All items had to be sent to NASA by Dec. 1. Once it returns from space, Casanova's Rose Bowl ring will not go back on Yamanaka's finger, but into the glass case — alongside the photos of Cas with Jimmy Stewart, Gen. Douglas McArthur and Bob Hope — in the athletic department's Casanova Center lobby that is part of an exhibit honoring the man who coached the UO football team from 1951 to 1966.

The UO hopes to have Margaret Casanova, who turns 95 on Oct. 1, and Dutton as honorary captains when the Ducks play Stanford at Autzen Stadium on Oct. 2, Yamanaka said.

As long as he can remember, Dutton has dreamed of the moment that will arrive when he and the other five crew members of the 13-day Discovery mission blast off from Cape Canaveral, Fla. next month.

His bedroom was plastered with photos of astronauts and space as a child, remembers his mother, Nita Dutton of Newberg, who will be there with her husband, James Dutton Sr., for the launch on March 18. Jimmy Dutton had a rocket on his cake when he turned 3 on Nov. 20, 1971, in Eugene.

At Cal Young Middle School in 1982, he asked librarian Linda Ague for help with his Career Day project on how to become an astronaut. She helped him draft a letter to NASA. The agency mailed back a pamphlet on the best ways to realize his goal. Dutton followed the suggestions, going on to graduate with honors from the Air Force Academy in 1991 with a degree in astronautical engineering, then get his master's in aeronautics and astronautics in 1994 from the University of Washington.

He then became an Air Force fighter pilot, flying F-15 combat air patrols in northern Iraq, and later served as a test pilot at Edwards Air Force Base in California.

Dutton was one of two pilot astronauts selected by NASA in 2004 to begin training for development of NASA's next generation of spacecraft, the Crew Exploration Vehicle, or CEV, which will replace the shuttle program and begin ferrying crews of astronauts to and from the International Space Station in coming years. He completed training in 2006 and was assigned to NASA's Exploration branch.

NASA hopes the CEVs will carry astronauts back to the moon by 2018, and possibly to Mars someday.

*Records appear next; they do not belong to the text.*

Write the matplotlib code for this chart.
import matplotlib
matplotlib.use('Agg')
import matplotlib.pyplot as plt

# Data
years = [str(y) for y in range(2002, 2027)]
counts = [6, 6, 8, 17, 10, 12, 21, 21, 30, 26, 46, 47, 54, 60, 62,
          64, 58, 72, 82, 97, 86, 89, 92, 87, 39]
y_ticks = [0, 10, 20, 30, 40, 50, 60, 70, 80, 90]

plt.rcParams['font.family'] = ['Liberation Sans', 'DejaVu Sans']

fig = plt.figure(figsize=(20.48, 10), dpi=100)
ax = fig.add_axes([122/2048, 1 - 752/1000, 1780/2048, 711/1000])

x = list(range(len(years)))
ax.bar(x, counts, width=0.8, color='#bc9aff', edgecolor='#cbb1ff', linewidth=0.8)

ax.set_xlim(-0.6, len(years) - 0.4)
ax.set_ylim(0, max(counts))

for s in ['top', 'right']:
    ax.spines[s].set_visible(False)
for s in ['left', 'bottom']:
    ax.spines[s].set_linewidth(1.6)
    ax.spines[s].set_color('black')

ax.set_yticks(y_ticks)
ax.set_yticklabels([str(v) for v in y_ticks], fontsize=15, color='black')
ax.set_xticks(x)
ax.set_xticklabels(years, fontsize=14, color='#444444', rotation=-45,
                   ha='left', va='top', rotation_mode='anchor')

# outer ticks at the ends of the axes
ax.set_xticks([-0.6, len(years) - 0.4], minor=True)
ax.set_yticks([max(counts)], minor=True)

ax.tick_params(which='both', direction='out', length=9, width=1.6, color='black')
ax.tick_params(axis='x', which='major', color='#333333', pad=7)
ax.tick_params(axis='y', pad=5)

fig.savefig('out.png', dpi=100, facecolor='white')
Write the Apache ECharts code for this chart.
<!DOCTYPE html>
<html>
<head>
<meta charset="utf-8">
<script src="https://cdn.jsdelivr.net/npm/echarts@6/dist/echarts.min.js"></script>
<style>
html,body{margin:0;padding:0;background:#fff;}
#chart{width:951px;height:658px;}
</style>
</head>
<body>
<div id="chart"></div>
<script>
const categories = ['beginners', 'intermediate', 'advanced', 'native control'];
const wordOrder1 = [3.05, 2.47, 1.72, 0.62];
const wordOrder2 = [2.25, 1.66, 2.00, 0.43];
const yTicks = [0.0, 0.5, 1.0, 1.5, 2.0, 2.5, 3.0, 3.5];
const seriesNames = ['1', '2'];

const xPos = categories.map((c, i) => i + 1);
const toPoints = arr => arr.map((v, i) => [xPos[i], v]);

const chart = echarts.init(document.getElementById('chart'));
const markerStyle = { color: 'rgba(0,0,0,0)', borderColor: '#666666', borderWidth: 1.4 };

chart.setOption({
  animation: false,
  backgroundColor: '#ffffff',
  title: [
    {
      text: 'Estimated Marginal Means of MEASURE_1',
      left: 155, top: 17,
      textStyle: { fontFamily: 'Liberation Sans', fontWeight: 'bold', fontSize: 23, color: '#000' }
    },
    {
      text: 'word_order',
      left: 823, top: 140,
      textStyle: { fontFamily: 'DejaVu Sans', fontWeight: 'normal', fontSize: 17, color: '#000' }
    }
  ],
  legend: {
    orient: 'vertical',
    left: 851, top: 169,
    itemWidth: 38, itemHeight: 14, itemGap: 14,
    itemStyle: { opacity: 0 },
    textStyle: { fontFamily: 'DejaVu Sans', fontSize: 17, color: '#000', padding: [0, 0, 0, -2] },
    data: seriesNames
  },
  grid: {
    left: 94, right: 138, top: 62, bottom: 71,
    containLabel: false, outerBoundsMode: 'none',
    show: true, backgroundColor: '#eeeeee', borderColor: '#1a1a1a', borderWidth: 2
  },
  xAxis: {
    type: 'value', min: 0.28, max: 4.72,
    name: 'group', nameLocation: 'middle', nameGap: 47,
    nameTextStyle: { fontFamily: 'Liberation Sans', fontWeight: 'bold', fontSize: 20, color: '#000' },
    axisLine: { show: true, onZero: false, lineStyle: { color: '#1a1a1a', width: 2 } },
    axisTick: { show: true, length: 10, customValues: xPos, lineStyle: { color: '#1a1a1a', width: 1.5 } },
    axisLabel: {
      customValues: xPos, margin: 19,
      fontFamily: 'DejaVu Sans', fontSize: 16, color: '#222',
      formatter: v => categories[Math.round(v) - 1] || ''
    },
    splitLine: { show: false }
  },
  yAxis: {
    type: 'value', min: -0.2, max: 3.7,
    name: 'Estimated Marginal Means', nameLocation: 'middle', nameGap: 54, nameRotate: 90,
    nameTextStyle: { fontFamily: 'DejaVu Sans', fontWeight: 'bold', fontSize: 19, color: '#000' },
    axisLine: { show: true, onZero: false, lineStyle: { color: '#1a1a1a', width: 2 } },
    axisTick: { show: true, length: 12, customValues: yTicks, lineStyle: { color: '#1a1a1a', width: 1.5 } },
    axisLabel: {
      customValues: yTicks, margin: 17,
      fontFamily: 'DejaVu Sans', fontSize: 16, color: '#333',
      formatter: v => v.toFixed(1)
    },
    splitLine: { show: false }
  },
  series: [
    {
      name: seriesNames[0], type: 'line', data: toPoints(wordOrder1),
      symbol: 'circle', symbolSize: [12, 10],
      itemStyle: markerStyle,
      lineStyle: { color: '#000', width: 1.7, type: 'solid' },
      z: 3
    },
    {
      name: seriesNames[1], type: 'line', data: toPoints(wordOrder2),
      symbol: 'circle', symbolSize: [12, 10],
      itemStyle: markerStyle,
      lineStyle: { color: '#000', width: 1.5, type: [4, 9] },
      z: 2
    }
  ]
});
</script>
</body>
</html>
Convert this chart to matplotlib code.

Discovery will deliver a multipurpose logistics module filled with science racks to be transferred to laboratories on the International Space Station. The mission will feature three spacewalks. As pilot, Dutton will work inside the space station, helping move the station's robotic arm to replace an ammonia tank assembly, he said. There will be only three space shuttle missions after this one, the last in September, said Dutton, who now makes his home in the Houston area with his wife, 1988 Sheldon graduate Erin Ruhoff Dutton, and the couple's four boys, ages 4 months to 12 years.

After the program ends, NASA's emphasis will turn toward the possibility of developing commercial transportation to the International Space Station and the long-range exploration of the solar system, developing big engines for heavy lift rockets that can take us farther and faster into space, Dutton said.

Could a Rose Bowl ring from the UO land on Mars one day? You never know. For now, Dutton is thrilled for the opportunity to take Casanova's ring on a ride that goes 17,500 mph.